Et que tu as trouvé une belle ringardise là, avec K2000 ! Ah, ça me rappelle mon enfance... (pas si lointaine, quoi qu'en pense une certaine... [sarcastic] )

*Emma*: You again?! Are you? I'm not! What am I speaking about? Gay, of course! See what you've done: you made me make my public "anti-coming out"! Or should I say my "coming in"?  
Shame on you!  

*Chaska* : Merci pour ce magnifique Bonobo. Et merci plus encore de ne m'en avoir envoyé qu'un seul.  Je prends tes "félications" comme un mix de "félicitations" et de "fornications" ! J'ai bon ? 

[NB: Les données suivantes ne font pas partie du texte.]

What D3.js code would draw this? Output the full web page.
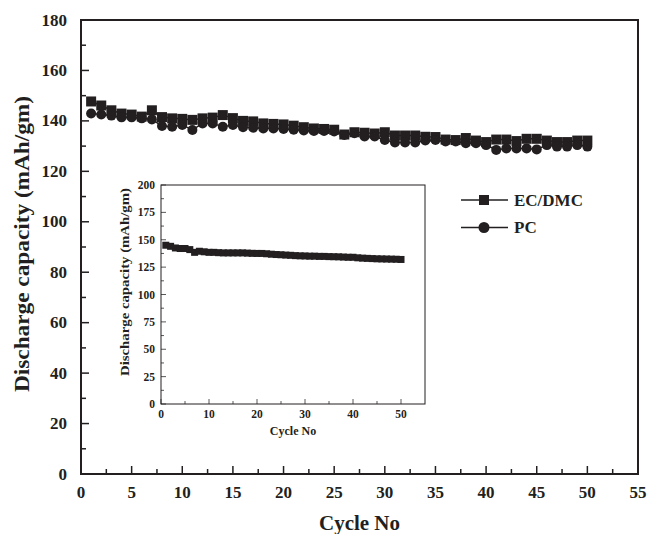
<!DOCTYPE html>
<html><head><meta charset="utf-8">
<script src="https://cdn.jsdelivr.net/npm/d3@7"></script>
<style>
body{margin:0;background:#fff;}
svg text{font-family:"Liberation Serif","Times New Roman",serif;font-weight:bold;fill:#231f20;}
</style></head>
<body><svg id="c" width="648" height="534"></svg>
<script>
const cycles = d3.range(1, 51);
const ecdmc = [147.7,146.1,144.2,142.9,142.5,141.7,144.2,141.5,141.0,140.8,140.4,141.0,141.3,142.3,141.1,140.0,139.8,139.0,138.8,138.6,138.1,137.5,137.0,136.8,136.5,134.6,135.5,135.3,135.0,135.5,134.2,134.2,134.2,133.7,133.6,132.6,132.4,133.2,132.2,131.6,132.6,132.6,132.0,132.9,132.9,132.2,131.6,131.6,132.2,132.2];
const pc = [142.9,142.5,142.1,141.4,141.4,141.0,140.6,138.0,137.7,138.4,136.4,139.0,139.0,137.7,138.4,137.5,137.3,137.0,137.0,136.8,136.5,136.2,136.0,136.0,135.8,134.4,135.1,133.8,133.8,132.4,131.4,131.4,131.4,132.2,132.4,131.8,131.8,131.1,131.1,130.4,128.5,129.1,129.1,129.1,128.7,130.4,129.8,129.8,130.4,129.8];
const insetVals = [145,144,142.5,142,142,141,138.5,139.5,139,138.5,138.5,138.2,138,138,138,138,138,137.8,137.6,137.5,137.5,137.2,136.8,136.5,136.3,136,135.8,135.5,135.3,135.2,135,135,134.8,134.8,134.6,134.5,134.4,134.2,134,134,133.5,133.2,133,132.8,132.6,132.5,132.4,132.3,132.2,132];
const xTicks = [0,5,10,15,20,25,30,35,40,45,50,55];
const yTicks = [0,20,40,60,80,100,120,140,160,180];
const insetXTicks = [0,10,20,30,40,50];
const insetYTicks = [0,25,50,75,100,125,150,175,200];
const seriesNames = ["EC/DMC","PC"];

const ink = "#231f20";
const svg = d3.select("#c");

function frame(g, x, y, majX, minX, majY, minY, fs, majLen, minLen, sw, xLabOff, yLabOff) {
  const [x0,x1] = x.range(), [y0,y1] = y.range();
  // minor ticks
  g.selectAll(null).data(minX).enter().append("line")
    .attr("x1", d=>x(d)).attr("x2", d=>x(d)).attr("y1", y0).attr("y2", y0-minLen)
    .attr("stroke", ink).attr("stroke-width", sw*0.75);
  g.selectAll(null).data(minY).enter().append("line")
    .attr("y1", d=>y(d)).attr("y2", d=>y(d)).attr("x1", x0).attr("x2", x0+minLen)
    .attr("stroke", ink).attr("stroke-width", sw*0.75);
  g.selectAll(null).data(majX).enter().append("line")
    .attr("x1", d=>x(d)).attr("x2", d=>x(d)).attr("y1", y0).attr("y2", y0-majLen)
    .attr("stroke", ink).attr("stroke-width", sw*0.75);
  g.selectAll(null).data(majY).enter().append("line")
    .attr("y1", d=>y(d)).attr("y2", d=>y(d)).attr("x1", x0).attr("x2", x0+majLen)
    .attr("stroke", ink).attr("stroke-width", sw*0.75);
  g.append("rect").attr("x", x0).attr("y", y1).attr("width", x1-x0).attr("height", y0-y1)
    .attr("fill","none").attr("stroke", ink).attr("stroke-width", sw);
  g.selectAll(null).data(majX).enter().append("text")
    .attr("x", d=>x(d)).attr("y", y0 + xLabOff).attr("text-anchor","middle")
    .attr("dominant-baseline","central").attr("font-size", fs).text(d=>d);
  g.selectAll(null).data(majY).enter().append("text")
    .attr("x", x0 - yLabOff).attr("y", d=>y(d)).attr("text-anchor","end")
    .attr("dominant-baseline","central").attr("font-size", fs).text(d=>d);
}

// Main chart
const x = d3.scaleLinear().domain([0,55]).range([81,638]);
const y = d3.scaleLinear().domain([0,180]).range([474,20]);
const main = svg.append("g");
frame(main, x, y, xTicks, d3.range(2.5,55,5), yTicks, d3.range(10,180,20), 17, 8, 5, 2, 18, 14);

main.append("text").attr("x", (x(0)+x(55))/2).attr("y", 523).attr("text-anchor","middle")
  .attr("dominant-baseline","central").attr("font-size", 21).text("Cycle No");
main.append("text").attr("transform","translate(22,244) rotate(-90)").attr("text-anchor","middle")
  .attr("dominant-baseline","central").attr("font-size", 21)
  .attr("textLength", 296).attr("lengthAdjust","spacingAndGlyphs").text("Discharge capacity (mAh/gm)");

const line = d3.line().x((d,i)=>x(cycles[i])).y(d=>y(d));
main.append("path").attr("d", line(ecdmc)).attr("fill","none").attr("stroke",ink).attr("stroke-width",1.5);
main.append("path").attr("d", line(pc)).attr("fill","none").attr("stroke",ink).attr("stroke-width",1.5);
main.selectAll(null).data(ecdmc).enter().append("rect")
  .attr("x",(d,i)=>x(cycles[i])-5).attr("y",d=>y(d)-5).attr("width",10).attr("height",10).attr("fill",ink);
main.selectAll(null).data(pc).enter().append("circle")
  .attr("cx",(d,i)=>x(cycles[i])).attr("cy",d=>y(d)).attr("r",5).attr("fill",ink);

// Legend
const leg = svg.append("g");
seriesNames.forEach((name,i)=>{
  const ly = 200 + i*27.5;
  leg.append("line").attr("x1",461).attr("x2",508).attr("y1",ly).attr("y2",ly).attr("stroke",ink).attr("stroke-width",1.5);
  if(i===0) leg.append("rect").attr("x",479).attr("y",ly-5).attr("width",10).attr("height",10).attr("fill",ink);
  else leg.append("circle").attr("cx",484).attr("cy",ly).attr("r",5.5).attr("fill",ink);
  leg.append("text").attr("x",514).attr("y",ly).attr("dominant-baseline","central").attr("font-size",17).text(name);
});

// Inset
const ix = d3.scaleLinear().domain([0,55]).range([161,425]);
const iy = d3.scaleLinear().domain([0,200]).range([404,185]);
const inset = svg.append("g");
frame(inset, ix, iy, insetXTicks, d3.range(5,55,10), insetYTicks, d3.range(12.5,200,25), 11.5, 5, 3, 1, 10, 6);
inset.append("text").attr("x", (ix(0)+ix(55))/2).attr("y", 431).attr("text-anchor","middle")
  .attr("dominant-baseline","central").attr("font-size", 12).text("Cycle No");
inset.append("text").attr("transform","translate(125,282) rotate(-90)").attr("text-anchor","middle")
  .attr("dominant-baseline","central").attr("font-size", 12.5)
  .attr("textLength", 188).attr("lengthAdjust","spacingAndGlyphs").text("Discharge capacity (mAh/gm)");
const iline = d3.line().x((d,i)=>ix(cycles[i])).y(d=>iy(d));
inset.append("path").attr("d", iline(insetVals)).attr("fill","none").attr("stroke",ink).attr("stroke-width",2);
inset.selectAll(null).data(insetVals).enter().append("rect")
  .attr("x",(d,i)=>ix(cycles[i])-3.5).attr("y",d=>iy(d)-3.5).attr("width",7).attr("height",7).attr("fill",ink);
</script></body></html>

*DearPru* : Mais non t'es pas en retard. Te reste bien 3 autres mois avant mon prochain posti, t'inquiète. Et d'abord qu'est-ce que t'en sais que t'es pas parmi mes posteuses préférées ? (J'ai les noms, mais je dirai rien !)
Comment ça je te "reprends toujours tes fautes" ? Moâ ? Du genre... euh... T'as bien réfléchi avant d'écrire "abbreuver" avec deux b ?  [ouais, j'ai compris, tu m'as tendu un piège, c'est ça ?]
(et arrête donc de propager cette rumeur : je n'ai jamais eu de relations avec ce poulet ce lapin cette Emma, je ne la connais même pas d'ailleurs...[sarcastic])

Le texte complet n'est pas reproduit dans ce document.